Newsham called the shooting brazen.
A preliminary hearing for Thomas and Michals was scheduled for Thursday in D.C. Superior Court. But that hearing will be rescheduled for a later date to include all three suspects.
Officials have said the incident was part of a turf war between rival crews in the Wellington Park and Clay Terrace neighborhoods. One of the groups bought a stolen car to use in the incident and then recruited gunmen, authorities said in court papers.
According to court documents, it is not clear what started the particular argument between the crews. After Makiyah’s death, police said an unnamed informant told them one of the men involved in the fatal shooting of the girl said: “They didn’t even see her.
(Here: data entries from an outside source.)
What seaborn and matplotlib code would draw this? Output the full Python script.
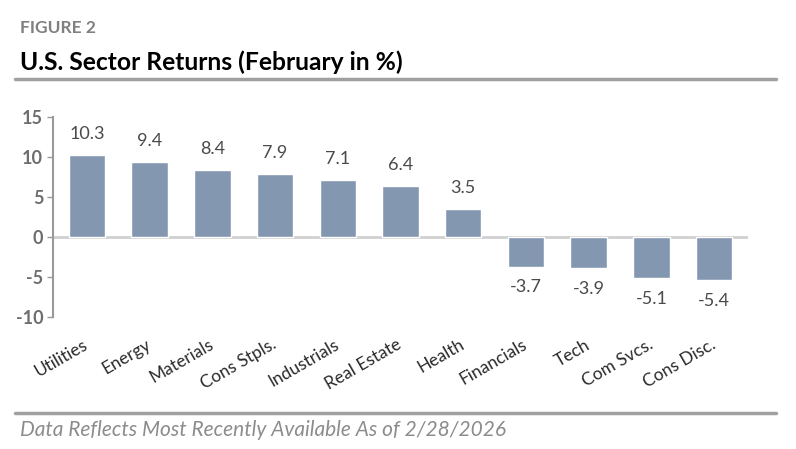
import pandas as pd
import matplotlib.pyplot as plt
import seaborn as sns
from matplotlib.lines import Line2D

# Data
sectors = ['Utilities', 'Energy', 'Materials', 'Cons Stpls.', 'Industrials', 'Real Estate',
           'Health', 'Financials', 'Tech', 'Com Svcs.', 'Cons Disc.']
returns = [10.3, 9.4, 8.4, 7.9, 7.1, 6.4, 3.5, -3.7, -3.9, -5.1, -5.4]
y_ticks = [-10, -5, 0, 5, 10, 15]

df = pd.DataFrame({'Sector': sectors, 'Return': returns})

sns.set_style('white')
plt.rcParams['font.family'] = ['Lato', 'DejaVu Sans']

fig = plt.figure(figsize=(7.96, 4.49), dpi=100)
ax = fig.add_axes([0.0666, 0.294, 0.873, 0.445])

sns.barplot(data=df, x='Sector', y='Return', color='#8497b0', width=0.58,
            saturation=1, ax=ax)

ax.set_xlim(-0.54, len(sectors) - 1 + 0.54)
ax.set_ylim(-10, 15)
ax.set_yticks(y_ticks)
ax.set_yticklabels([str(t) for t in y_ticks], fontsize=13, fontweight='bold', color='#6e6e6e')
ax.axhline(0, color='#d0d0d0', linewidth=2, zorder=0)

# value labels
for i, v in enumerate(returns):
    off = 15 if v > 0 else -15
    ax.annotate(f'{v}', (i, v), xytext=(0, off), textcoords='offset points',
                ha='center', va='center', fontsize=13, color='#4a4a4a')

ax.set_xlabel('')
ax.set_ylabel('')
ax.set_xticks(range(len(sectors)))
ax.set_xticklabels(sectors, rotation=30, ha='right', va='center', rotation_mode='anchor',
                   fontsize=12.5, color='#2a2a2a')
ax.tick_params(axis='x', length=0, pad=19)
ax.tick_params(axis='y', left=True, length=4, width=1, color='#999999', direction='out', pad=3)

for s in ['top', 'right', 'bottom']:
    ax.spines[s].set_visible(False)
ax.spines['left'].set_color('#999999')
ax.spines['left'].set_linewidth(1.5)

# header and footer
fig.text(0.025, 0.938, 'FIGURE 2', fontsize=12.5, fontweight='bold', color='#808080', va='center')
fig.text(0.025, 0.862, 'U.S. Sector Returns (February in %)', fontsize=17.7, fontweight='bold',
         color='black', va='center')
fig.add_artist(Line2D([0.019, 0.975], [0.825, 0.825], color='#a0a0a0', linewidth=2.5))
fig.add_artist(Line2D([0.019, 0.975], [0.08, 0.08], color='#a0a0a0', linewidth=2.5))
fig.text(0.025, 0.043, 'Data Reflects Most Recently Available As of 2/28/2026', fontsize=15,
         style='italic', color='#8c8c8c', va='center')

plt.savefig('out.png', dpi=100)
plt.close()
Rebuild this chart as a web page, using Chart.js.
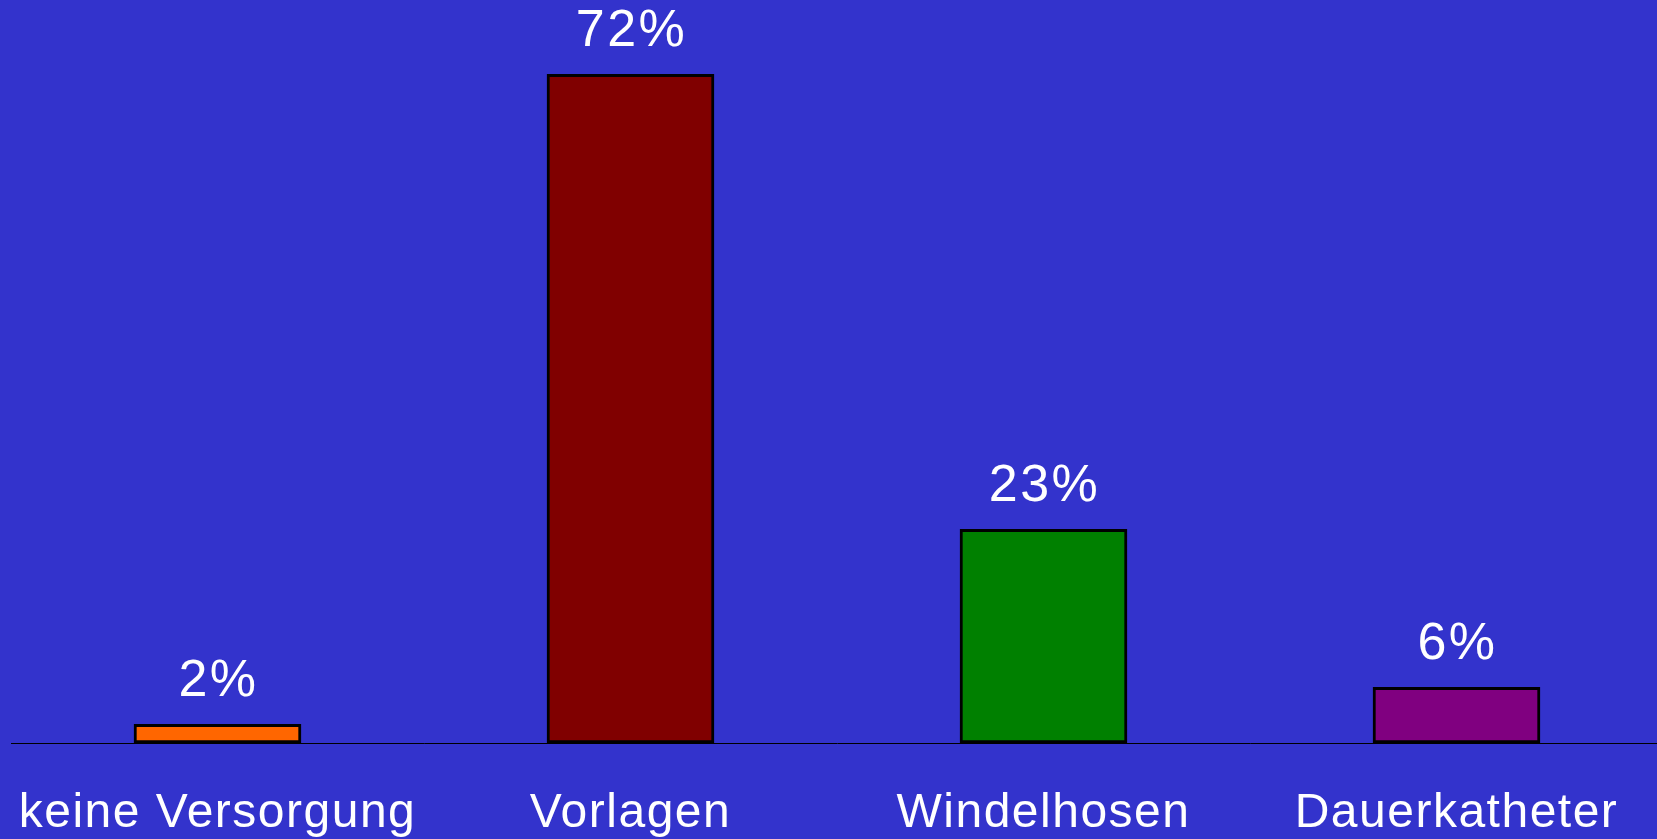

They didn’t mean to shoot her.”
Newsham on Wednesday shared a message for others involved in Makiyah’s death: “Sooner or later, we are going to come and get you.”
“We’re not going to tolerate this in our community,” he added. “We’re not going to rest in this case until we have everyone who is responsible.”
A reward of $45,000 is being offered for information in the case.
Makiyah, described as a bright child who loved art and puzzles, attended D.C. Scholars Public Charter School and would have been a fifth-grader this fall. Makiyah was well known in her neighborhood and wore a princess crown in recent photos.
“She wanted to conquer the world,” her mother had said.
Wilson said her 18-year-old daughter continues to recover from the wound to her arm. She said the teen is “doing a whole lot better” but is still having a tough time. “Just living and trying to go along with life, it’s frustrating,” Wilson said. “It’s overwhelming.”
Makiyah’s death stirred outrage, with city leaders and area residents demanding a stop to the rash of violence hitting the District this year. There have been 230 homicides in the D.C. region this year, and of those 135 have been in the District, mainly in Southwest and Southeast neighborhoods, according to a tracking done by The Washington Post.